Step-by-step solution

Identifying the data given in the question

The wavelength of light $\lambda =10\mathrm{pm}$.

Collision of electron and photon is head therefore$\varphi ={180}^0$

Concept used to solve the question.

Photon Energy

The energy that a single photon carries is known as photon energy. Energy is inversely correlated with wavelength because it is directly proportional to the electromagnetic frequency of the photon.

(a) Finding the photon energy of light

Photon energy of light can be given as

$E=\frac{hc}{\lambda }$

Where $h$is plank constant, $v$is the velocity of light, and $\lambda$is the wavelength

We know $hc=1240nm·eV$

Substituting the values

$\begin{array}{rcl}E& =& \frac{1240nm·eV}{10\times {10}^{-3}nm}\\ & =& 124KeV\end{array}$

Hence the photon energy of the light is $124KeV$.

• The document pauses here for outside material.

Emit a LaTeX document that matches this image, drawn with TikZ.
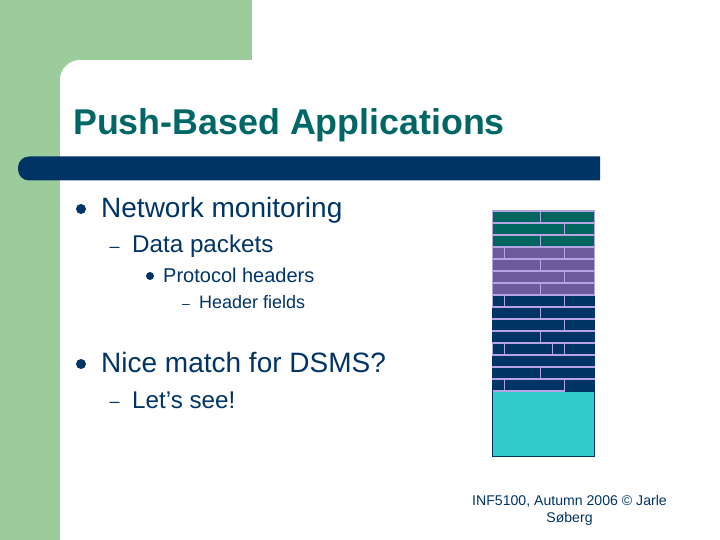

(b) Finding the energy imparted by the photon

As we know the energy gained by the Electron must be equal to the decrease in energy of the photon

So, the decrease in energy of the photon can be given as

$∆E=∆\left(\frac{hc}{\lambda }\right)$

Since $h$and $c$are constant

Therefore,

$\begin{array}{rcl}∆E& =& hc\left(\frac{1}{\lambda }-\frac{1}{\lambda +∆\lambda }\right)\\ & =& \frac{hc}{\lambda }\left(\frac{∆\lambda }{\lambda +∆\lambda }\right)\\ & =& \frac{E}{1+{\displaystyle \raisebox{1ex}{$\lambda $}\!\left/ \!\raisebox{-1ex}{$∆\lambda $}\right.}}\\ & =& \frac{E}{1+{\displaystyle \raisebox{1ex}{$\lambda $}\!\left/ \!\raisebox{-1ex}{${\lambda }_c\left(1-\cos \varphi \right)$}\right.}}\end{array}$

We know in the head-on collision$\varphi ={180}^{\circ }$

Now substituting the values

$\begin{array}{rcl}∆\mathrm{E}& =& \frac{\mathrm{E}}{1+{\displaystyle \raisebox{1ex}{$\mathrm{\lambda }$}\!\left/ \!\raisebox{-1ex}{${\mathrm{\lambda }}_{\mathrm{c}}$}\right.}\left(1-\mathrm{cos\varphi }\right)}\\ & =& \frac{124\mathrm{KeV}}{1+{\displaystyle \raisebox{1ex}{$10\mathrm{pm}$}\!\left/ \!\raisebox{-1ex}{$243\mathrm{pm}$}\right.}\left(1-\cos {180}^{\circ }\right)}\\ & =& 40.5\mathrm{KeV}\end{array}$

Hence the energy imparted by a photon to an electron in a head-on collision is $40.5\mathrm{KeV}$

 Step 5: (c) Conclusion from the above results

The energy imparted by a photon to an electron in a head-on collision is $40.5\mathrm{KeV}$

This is very high energy.

According to the above results, we can conclude that

With the energy supplied to the electron by the photon, the electron would have been thrown out of its orbit, making it impossible to find an atomic electron with such high energy.